TV no longer has a clearly identifiable moral center-ground. The character of Archie Bunker - an obvious model for Homer Simpson - is the classic example. To conservative blue-collar viewers he was the hero of the show. To liberal, educated people he was the butt of the joke. TV producers learned two things from All in the Family: that different sections of the audience can hold quite opposite views about the same character, and that the show can dramatize the conflict between their views. Happy Days, the late 70s hit that edged out the late 60s style confrontational comedies, changed the rules once again. In an era weary of conflict, Happy Days relied on nostalgia for the 50s when life was simpler and everyone got along nicely. Happy Days wasn't quite the 50s of Father Knows Best, however. The character that 'knows best' in Happy Days is the Fonz. With his leather jacket, greased back hair and motorcycle, he was a domesticated version of Brando's character from The Wild One. No longer an image of the bad boy outsider, he was now the outsider who uses his detachment to lend a hand to the TV families of Happy Days.

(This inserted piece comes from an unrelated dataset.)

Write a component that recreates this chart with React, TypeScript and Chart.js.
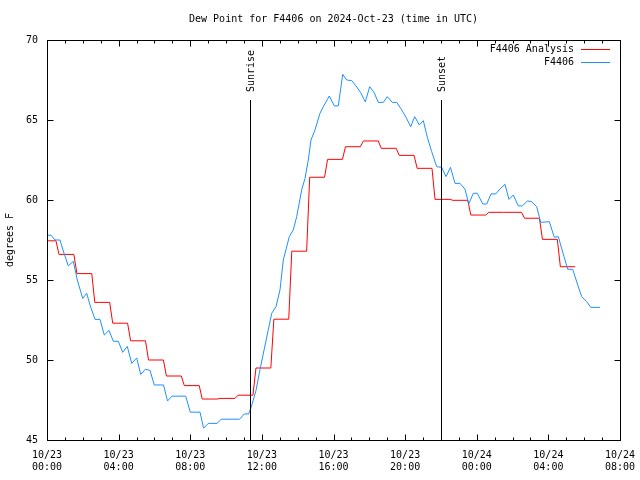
import React, { useEffect, useRef } from 'react';
import { Chart, registerables } from 'chart.js';

Chart.register(...registerables);

const FONT_FAMILY = '"DejaVu Sans Mono", monospace';

const chartTitle = 'Dew Point for F4406 on 2024-Oct-23 (time in UTC)';
const yAxisTitle = 'degrees F';
const seriesNames = ['F4406 Analysis', 'F4406'];
const seriesColors = ['#ff0000', '#1e90ff'];

// x axis: hours since 10/23 00:00 UTC
const xTickHours = [0, 4, 8, 12, 16, 20, 24, 28, 32];
const yTickValues = [45, 50, 55, 60, 65, 70];

const sunriseHour = 11.34;
const sunsetHour = 22.0;

// Hourly analysis values (hour 0 .. hour 29)
const analysisHourly = [
  57.45, 56.6, 55.4, 53.6, 52.3, 51.2, 50.0, 49.0, 48.4, 47.56,
  47.6, 47.8, 49.5, 52.55, 56.8, 61.42, 62.54, 63.33, 63.69, 63.23,
  62.79, 61.98, 60.04, 59.98, 59.06, 59.23, 59.23, 58.86, 57.54, 55.83,
];

// Station observations: time (hours) and dew point (F)
const obsTimes = [
  0, 0.223, 0.447, 0.726, 0.949, 1.19, 1.469, 1.692, 1.994, 2.217,
  2.401, 2.681, 2.96, 3.2, 3.462, 3.703, 3.982, 4.228, 4.485, 4.73,
  5.009, 5.233, 5.49, 5.752, 5.992, 6.506, 6.73, 6.981, 7.746, 8.003,
  8.545, 8.746, 9.008, 9.494, 9.734, 10.756, 11.019, 11.264, 11.393, 11.521,
  11.672, 11.895, 12.549, 12.789, 13.012, 13.197, 13.532, 13.755, 13.945, 14.224,
  14.408, 14.593, 14.743, 14.967, 15.246, 15.431, 15.766, 16.045, 16.268, 16.514,
  16.737, 17.017, 17.257, 17.519, 17.776, 18.022, 18.262, 18.502, 18.781, 19.005,
  19.284, 19.53, 19.809, 20.049, 20.312, 20.535, 20.792, 21.016, 21.239, 21.485,
  21.764, 22.043, 22.283, 22.534, 22.786, 23.065, 23.344, 23.551, 23.808, 24.031,
  24.333, 24.556, 24.796, 25.059, 25.299, 25.578, 25.801, 26.041, 26.321, 26.544,
  26.823, 27.069, 27.348, 27.571, 28.052, 28.331, 28.555, 28.873, 29.08, 29.359,
  29.638, 29.861, 30.14, 30.364, 30.883,
];
const obsValues = [
  57.8, 57.8, 57.5, 57.5, 56.67, 55.88, 56.17, 55.0, 53.85, 54.17,
  53.44, 52.54, 52.54, 51.56, 51.85, 51.17, 51.17, 50.48, 50.85, 49.79,
  50.13, 49.1, 49.42, 49.35, 48.44, 48.44, 47.44, 47.74, 47.74, 46.74,
  46.74, 45.74, 46.04, 46.04, 46.3, 46.3, 46.63, 46.63, 47.02, 47.5,
  48.1, 49.4, 52.92, 53.33, 54.38, 56.25, 57.71, 58.13, 58.96, 60.63,
  61.35, 62.5, 63.75, 64.38, 65.42, 65.83, 66.5, 65.88, 65.88, 67.85,
  67.5, 67.46, 67.13, 66.71, 66.13, 67.08, 66.73, 66.1, 66.1, 66.46,
  66.1, 66.1, 65.63, 65.17, 64.58, 65.21, 64.69, 64.96, 63.92, 63.02,
  62.08, 62.04, 61.46, 62.04, 61.04, 61.04, 60.67, 59.75, 60.42, 60.42,
  59.75, 59.75, 60.38, 60.38, 60.69, 60.98, 60.04, 60.31, 59.63, 59.63,
  59.94, 59.9, 59.58, 58.6, 58.65, 57.67, 57.71, 56.46, 55.67, 55.67,
  54.69, 53.96, 53.65, 53.29, 53.29,
];

// Each analysis value holds for the hour centred on it; the change takes a short ramp.
const RAMP = 0.17;
const analysisPoints: { x: number; y: number }[] = [];
analysisHourly.forEach((v, i) => {
  analysisPoints.push({ x: Math.max(0, i - 0.5 + RAMP), y: v });
  analysisPoints.push({ x: i + 0.5, y: v });
});
const obsPoints = obsTimes.map((t, i) => ({ x: t, y: obsValues[i] }));

function tickLabel(h: number): string[] {
  const day = 23 + Math.floor(h / 24);
  const hh = h % 24;
  return ['10/' + day, (hh < 10 ? '0' : '') + hh + ':00'];
}

const gnuplotPlugin = {
  id: 'gnuplotDecor',
  afterDatasetsDraw(chart: any) {
    const ctx = chart.ctx as CanvasRenderingContext2D;
    const xs = chart.scales.x;
    const { top, bottom } = chart.chartArea;
    ctx.save();
    ctx.strokeStyle = '#000';
    ctx.lineWidth = 1;
    ctx.fillStyle = '#000';
    ctx.font = '10px ' + FONT_FAMILY;
    const events: [number, string][] = [
      [sunriseHour, 'Sunrise'],
      [sunsetHour, 'Sunset'],
    ];
    for (const [h, name] of events) {
      const px = Math.round(xs.getPixelForValue(h)) + 0.5;
      ctx.beginPath();
      ctx.moveTo(px, top + 60);
      ctx.lineTo(px, bottom);
      ctx.stroke();
      ctx.save();
      ctx.translate(px + 1, top + 52);
      ctx.rotate(-Math.PI / 2);
      ctx.textAlign = 'left';
      ctx.textBaseline = 'middle';
      ctx.fillText(name, 0, 0);
      ctx.restore();
    }
    ctx.restore();
  },
  afterDraw(chart: any) {
    const ctx = chart.ctx as CanvasRenderingContext2D;
    const xs = chart.scales.x;
    const ys = chart.scales.y;
    const { left, right, top, bottom } = chart.chartArea;
    ctx.save();
    ctx.strokeStyle = '#000';
    ctx.lineWidth = 1;
    const L = Math.round(left) + 0.5;
    const R = Math.round(right) + 0.5;
    const T = Math.round(top) + 0.5;
    const B = Math.round(bottom) + 0.5;
    ctx.strokeRect(L, T, R - L, B - T);
    ctx.beginPath();
    for (let h = xTickHours[0]; h <= xTickHours[xTickHours.length - 1]; h++) {
      const px = Math.round(xs.getPixelForValue(h)) + 0.5;
      const len = xTickHours.includes(h) ? 6 : 3;
      ctx.moveTo(px, B);
      ctx.lineTo(px, B - len);
      ctx.moveTo(px, T);
      ctx.lineTo(px, T + len);
    }
    for (const v of yTickValues) {
      const py = Math.round(ys.getPixelForValue(v)) + 0.5;
      ctx.moveTo(L, py);
      ctx.lineTo(L + 6, py);
      ctx.moveTo(R, py);
      ctx.lineTo(R - 6, py);
    }
    ctx.stroke();

    ctx.fillStyle = '#000';
    ctx.font = '10px ' + FONT_FAMILY;
    // Title
    ctx.textAlign = 'center';
    ctx.textBaseline = 'middle';
    ctx.fillText(chartTitle, (left + right) / 2, 19);
    // Y axis title
    ctx.save();
    ctx.translate(10, (top + bottom) / 2);
    ctx.rotate(-Math.PI / 2);
    ctx.fillText(yAxisTitle, 0, 0);
    ctx.restore();
    // Legend
    seriesNames.forEach((name, i) => {
      const y = top + 9 + i * 13;
      ctx.textAlign = 'right';
      ctx.textBaseline = 'middle';
      ctx.fillStyle = '#000';
      ctx.fillText(name, right - 46, y + 0.5);
      ctx.strokeStyle = seriesColors[i];
      ctx.beginPath();
      ctx.moveTo(right - 39, Math.round(y) + 0.5);
      ctx.lineTo(right - 10, Math.round(y) + 0.5);
      ctx.stroke();
    });
    ctx.restore();
  },
};

export default function App() {
  const ref = useRef<HTMLCanvasElement>(null);
  useEffect(() => {
    document.body.style.margin = '0';
    const canvas = ref.current!;
    const chart = new Chart(canvas, {
      type: 'line',
      data: {
        datasets: [
          {
            label: seriesNames[0],
            data: analysisPoints,
            borderColor: seriesColors[0],
            backgroundColor: seriesColors[0],
            borderWidth: 1,
            pointRadius: 0,
            tension: 0,
            order: 1,
          },
          {
            label: seriesNames[1],
            data: obsPoints,
            borderColor: seriesColors[1],
            backgroundColor: seriesColors[1],
            borderWidth: 1,
            pointRadius: 0,
            tension: 0,
            order: 0,
          },
        ],
      },
      options: {
        animation: false,
        responsive: false,
        devicePixelRatio: 1,
        parsing: false as any,
        layout: { padding: { top: 40, right: 20, left: 0, bottom: 0 } },
        plugins: {
          legend: { display: false },
          title: { display: false },
          tooltip: { enabled: false },
        },
        scales: {
          x: {
            type: 'linear',
            min: xTickHours[0],
            max: xTickHours[xTickHours.length - 1],
            grid: { display: false, drawTicks: false },
            border: { display: false },
            afterFit: (s: any) => {
              s.height = 40;
              s.paddingLeft = 0;
              s.paddingRight = 0;
            },
            afterBuildTicks: (s: any) => {
              s.ticks = xTickHours.map((v) => ({ value: v }));
            },
            ticks: {
              autoSkip: false,
              maxRotation: 0,
              padding: 9,
              color: '#000',
              font: { family: FONT_FAMILY, size: 10, lineHeight: 1.2 },
              callback: (v: any) => tickLabel(Number(v)),
            },
          },
          y: {
            type: 'linear',
            min: yTickValues[0],
            max: yTickValues[yTickValues.length - 1],
            grid: { display: false, drawTicks: false },
            border: { display: false },
            afterFit: (s: any) => {
              s.width = 47;
              s.paddingTop = 0;
              s.paddingBottom = 0;
            },
            afterBuildTicks: (s: any) => {
              s.ticks = yTickValues.map((v) => ({ value: v }));
            },
            ticks: {
              padding: 9,
              color: '#000',
              font: { family: FONT_FAMILY, size: 10 },
              callback: (v: any) => String(v),
            },
          },
        },
      },
      plugins: [gnuplotPlugin],
    });
    return () => chart.destroy();
  }, []);
  return (
    <div style={{ width: 640, height: 480, position: 'relative', background: '#fff' }}>
      <canvas ref={ref} width={640} height={480} style={{ display: 'block' }} />
    </div>
  );
}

This is not the real 50s, but the 50s of TV memory, a cut-up of all the Tv images of the 50s, all spliced back together in a comedy format. Here the onces very separate worlds of rock'n'roll and prime time TV are cut and mixed together. The Simpsons cuts and mixes images of TV families from all eras. The longhaired school bus driver in The Simpsons is a cartoon version of the Fonz. The Simpsons encourages different kinds of viewers to identify with different characters, and it borrows those characters from many other shows. Its stories vary enormously depending on the writers and producers. Some are lovingly copied 50s style stories of suburban normality. Some are radical postmodern 90s style parodies of it. Some are conflict dramas, some are morality plays of the kind popularized by M*A*S*H. The changes made to the stock material of the sitcom in The Simpsons are instructive.
Homer has a desk-job at the nuclear power plant. He is not a blue-collar worker like Fred Flintstone or Archie Bunker. The female characters are more fully developed than Wilma Flintstone or Betty Rubble, and get story lines of their own. Female viewers are encouraged to identify with post feminist female characters who stick up for themselves and take an active role in many situations. While Bart is famous for his non-committal attitude to school, sister Lisa is a diligent student. Young viewers can identify with being cool or being smart. Middle class parents who value good manners and education can identify with Marg and Lisa; while Bart and Homer uphold a traditional working class idiom of a rebellious youth followed by a conformist, non-confrontational middle-age. Fragmented audiences, fragmented shows - fragmented TV culture. George Bush may be nostalgic for The Waltons, but it won't be long before politicians are nostalgic for the TV culture of The Simpsons. It is these ideas that have caused TV families to take over and set the example for actual families when in the past these roles were reversed. Today's families are mere images of the ideas portrayed through American TV.